Work to be completed: Reproduce the full listing below unchanged, apart from the pictures.

** begin Data extract **

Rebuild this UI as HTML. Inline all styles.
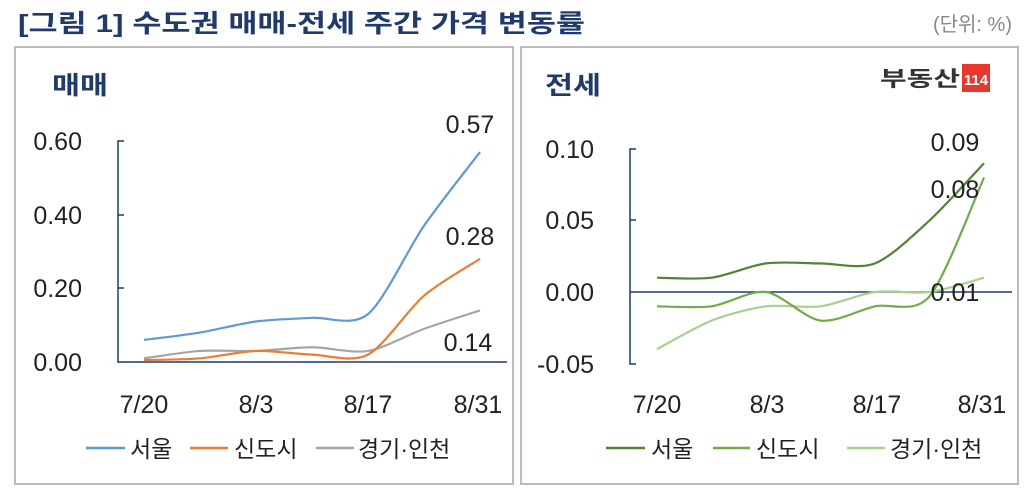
<!DOCTYPE html>
<html><head><meta charset="utf-8"><style>
body{margin:0;background:#fff;width:1024px;height:498px;overflow:hidden;font-family:"Liberation Sans","Noto Sans CJK KR",sans-serif}
svg{position:absolute;left:0;top:0}
</style></head><body>
<svg id="s" width="1024" height="498" xmlns="http://www.w3.org/2000/svg" font-family="Liberation Sans, Noto Sans CJK KR, sans-serif">
<text x="18" y="32" font-size="25" font-weight="bold" fill="#1f3a6e" textLength="567" lengthAdjust="spacingAndGlyphs">[그림 1] 수도권 매매-전세 주간 가격 변동률</text>
<text x="1012" y="31" font-size="20" fill="#888" text-anchor="end">(단위: %)</text>
<rect x="15" y="47" width="498" height="437" fill="none" stroke="#bbb" stroke-width="2"/>
<rect x="521" y="47" width="497" height="437" fill="none" stroke="#bbb" stroke-width="2"/>
<text x="52" y="94" font-size="25" font-weight="bold" fill="#1f3a6e" textLength="56" lengthAdjust="spacingAndGlyphs">매매</text>
<text x="545" y="94" font-size="25" font-weight="bold" fill="#1f3a6e" textLength="56" lengthAdjust="spacingAndGlyphs">전세</text>
<text x="880" y="86" font-size="21" font-weight="bold" fill="#333" textLength="80" lengthAdjust="spacingAndGlyphs">부동산</text>
<rect x="962" y="64" width="28" height="28" fill="#e8372c"/>
<text x="976" y="85" font-size="15" font-weight="bold" fill="#fff" text-anchor="middle">114</text>
<g font-size="25" fill="#222" text-anchor="end">
<text x="82" y="150">0.60</text><text x="82" y="224">0.40</text><text x="82" y="297">0.20</text><text x="82" y="371">0.00</text>
<text x="594" y="158">0.10</text><text x="594" y="229">0.05</text><text x="594" y="301">0.00</text><text x="594" y="373">-0.05</text>
</g>
<g font-size="25" fill="#222" text-anchor="middle">
<text x="144" y="413">7/20</text><text x="256" y="413">8/3</text><text x="368" y="413">8/17</text><text x="478" y="413">8/31</text>
<text x="657" y="413">7/20</text><text x="767" y="413">8/3</text><text x="877" y="413">8/17</text><text x="982" y="413">8/31</text>
</g>
<g stroke="#1f3a6e" stroke-width="1.5" fill="none">
<path d="M124 141H118V362H507"/>
<path d="M118 215H124M118 288H124"/>
<path d="M636 149H630V364H636M630 220H636M630 292H1012"/>
</g>
<g id="lines" fill="none" stroke-width="2.2"></g>
<g font-size="25" fill="#222" text-anchor="middle">
<text x="470" y="133">0.57</text><text x="470" y="245">0.28</text><text x="468" y="351">0.14</text>
<text x="955" y="151">0.09</text><text x="955" y="198">0.08</text><text x="955" y="301">0.01</text>
</g>
<g stroke-width="2.5">
<line x1="86" y1="448" x2="125" y2="448" stroke="#5b9bd5"/>
<line x1="190" y1="448" x2="228" y2="448" stroke="#ed7d31"/>
<line x1="316" y1="448" x2="354" y2="448" stroke="#a5a5a5"/>
<line x1="606" y1="448" x2="645" y2="448" stroke="#548235"/>
<line x1="713" y1="448" x2="750" y2="448" stroke="#70ad47"/>
<line x1="847" y1="448" x2="885" y2="448" stroke="#a9d18e"/>
</g>
<g font-size="23" fill="#222">
<text x="130" y="457">서울</text><text x="234" y="457">신도시</text><text x="358" y="457">경기·인천</text>
<text x="651" y="457">서울</text><text x="756" y="457">신도시</text><text x="890" y="457">경기·인천</text>
</g>
</svg>
<script>
function path(xs,ys){var p=[];for(var i=0;i<xs.length;i++)p.push([xs[i],ys[i]]);
var d="M"+p[0][0]+" "+p[0][1];
for(var i=0;i<p.length-1;i++){var p0=p[i-1]||p[i],p1=p[i],p2=p[i+1],p3=p[i+2]||p2;
var k=7;var c1x=p1[0]+(p2[0]-p0[0])/k,c1y=p1[1]+(p2[1]-p0[1])/k,c2x=p2[0]-(p3[0]-p1[0])/k,c2y=p2[1]-(p3[1]-p1[1])/k;
d+=" C"+c1x+" "+c1y+" "+c2x+" "+c2y+" "+p2[0]+" "+p2[1];}return d;}
var g=document.getElementById("lines");
function add(xs,vals,f,col){var e=document.createElementNS("http://www.w3.org/2000/svg","path");e.setAttribute("d",path(xs,vals.map(f)));e.setAttribute("stroke",col);g.appendChild(e);}
var lx=[],rx=[];for(var i=0;i<7;i++){lx.push(144+56*i);rx.push(657+54.5*i);}
var fl=function(v){return 362-v*368.3},fr=function(v){return 292-v*1430};
add(lx,[0.01,0.03,0.03,0.04,0.03,0.09,0.14],fl,"#a5a5a5");
add(lx,[0.005,0.01,0.03,0.02,0.02,0.18,0.28],fl,"#ed7d31");
add(lx,[0.06,0.08,0.11,0.12,0.13,0.37,0.57],fl,"#5b9bd5");
add(rx,[-0.04,-0.02,-0.01,-0.01,0.0,0.0,0.01],fr,"#a9d18e");
add(rx,[-0.01,-0.01,0.0,-0.02,-0.01,-0.003,0.08],fr,"#70ad47");
add(rx,[0.01,0.01,0.02,0.02,0.02,0.05,0.09],fr,"#548235");
</script>
</body></html>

** end Data extract **

Task solution:
Rebuild this UI as HTML. Inline all styles.
<!DOCTYPE html>
<html><head><meta charset="utf-8"><style>
body{margin:0;background:#fff;width:1024px;height:498px;overflow:hidden;font-family:"Liberation Sans","Noto Sans CJK KR",sans-serif}
svg{position:absolute;left:0;top:0}
</style></head><body>
<svg id="s" width="1024" height="498" xmlns="http://www.w3.org/2000/svg" font-family="Liberation Sans, Noto Sans CJK KR, sans-serif">
<text x="18" y="32" font-size="25" font-weight="bold" fill="#1f3a6e" textLength="567" lengthAdjust="spacingAndGlyphs">[그림 1] 수도권 매매-전세 주간 가격 변동률</text>
<text x="1012" y="31" font-size="20" fill="#888" text-anchor="end">(단위: %)</text>
<rect x="15" y="47" width="498" height="437" fill="none" stroke="#bbb" stroke-width="2"/>
<rect x="521" y="47" width="497" height="437" fill="none" stroke="#bbb" stroke-width="2"/>
<text x="52" y="94" font-size="25" font-weight="bold" fill="#1f3a6e" textLength="56" lengthAdjust="spacingAndGlyphs">매매</text>
<text x="545" y="94" font-size="25" font-weight="bold" fill="#1f3a6e" textLength="56" lengthAdjust="spacingAndGlyphs">전세</text>
<text x="880" y="86" font-size="21" font-weight="bold" fill="#333" textLength="80" lengthAdjust="spacingAndGlyphs">부동산</text>
<rect x="962" y="64" width="28" height="28" fill="#e8372c"/>
<text x="976" y="85" font-size="15" font-weight="bold" fill="#fff" text-anchor="middle">114</text>
<g font-size="25" fill="#222" text-anchor="end">
<text x="82" y="150">0.60</text><text x="82" y="224">0.40</text><text x="82" y="297">0.20</text><text x="82" y="371">0.00</text>
<text x="594" y="158">0.10</text><text x="594" y="229">0.05</text><text x="594" y="301">0.00</text><text x="594" y="373">-0.05</text>
</g>
<g font-size="25" fill="#222" text-anchor="middle">
<text x="144" y="413">7/20</text><text x="256" y="413">8/3</text><text x="368" y="413">8/17</text><text x="478" y="413">8/31</text>
<text x="657" y="413">7/20</text><text x="767" y="413">8/3</text><text x="877" y="413">8/17</text><text x="982" y="413">8/31</text>
</g>
<g stroke="#1f3a6e" stroke-width="1.5" fill="none">
<path d="M124 141H118V362H507"/>
<path d="M118 215H124M118 288H124"/>
<path d="M636 149H630V364H636M630 220H636M630 292H1012"/>
</g>
<g id="lines" fill="none" stroke-width="2.2"></g>
<g font-size="25" fill="#222" text-anchor="middle">
<text x="470" y="133">0.57</text><text x="470" y="245">0.28</text><text x="468" y="351">0.14</text>
<text x="955" y="151">0.09</text><text x="955" y="198">0.08</text><text x="955" y="301">0.01</text>
</g>
<g stroke-width="2.5">
<line x1="86" y1="448" x2="125" y2="448" stroke="#5b9bd5"/>
<line x1="190" y1="448" x2="228" y2="448" stroke="#ed7d31"/>
<line x1="316" y1="448" x2="354" y2="448" stroke="#a5a5a5"/>
<line x1="606" y1="448" x2="645" y2="448" stroke="#548235"/>
<line x1="713" y1="448" x2="750" y2="448" stroke="#70ad47"/>
<line x1="847" y1="448" x2="885" y2="448" stroke="#a9d18e"/>
</g>
<g font-size="23" fill="#222">
<text x="130" y="457">서울</text><text x="234" y="457">신도시</text><text x="358" y="457">경기·인천</text>
<text x="651" y="457">서울</text><text x="756" y="457">신도시</text><text x="890" y="457">경기·인천</text>
</g>
</svg>
<script>
function path(xs,ys){var p=[];for(var i=0;i<xs.length;i++)p.push([xs[i],ys[i]]);
var d="M"+p[0][0]+" "+p[0][1];
for(var i=0;i<p.length-1;i++){var p0=p[i-1]||p[i],p1=p[i],p2=p[i+1],p3=p[i+2]||p2;
var k=7;var c1x=p1[0]+(p2[0]-p0[0])/k,c1y=p1[1]+(p2[1]-p0[1])/k,c2x=p2[0]-(p3[0]-p1[0])/k,c2y=p2[1]-(p3[1]-p1[1])/k;
d+=" C"+c1x+" "+c1y+" "+c2x+" "+c2y+" "+p2[0]+" "+p2[1];}return d;}
var g=document.getElementById("lines");
function add(xs,vals,f,col){var e=document.createElementNS("http://www.w3.org/2000/svg","path");e.setAttribute("d",path(xs,vals.map(f)));e.setAttribute("stroke",col);g.appendChild(e);}
var lx=[],rx=[];for(var i=0;i<7;i++){lx.push(144+56*i);rx.push(657+54.5*i);}
var fl=function(v){return 362-v*368.3},fr=function(v){return 292-v*1430};
add(lx,[0.01,0.03,0.03,0.04,0.03,0.09,0.14],fl,"#a5a5a5");
add(lx,[0.005,0.01,0.03,0.02,0.02,0.18,0.28],fl,"#ed7d31");
add(lx,[0.06,0.08,0.11,0.12,0.13,0.37,0.57],fl,"#5b9bd5");
add(rx,[-0.04,-0.02,-0.01,-0.01,0.0,0.0,0.01],fr,"#a9d18e");
add(rx,[-0.01,-0.01,0.0,-0.02,-0.01,-0.003,0.08],fr,"#70ad47");
add(rx,[0.01,0.01,0.02,0.02,0.02,0.05,0.09],fr,"#548235");
</script>
</body></html>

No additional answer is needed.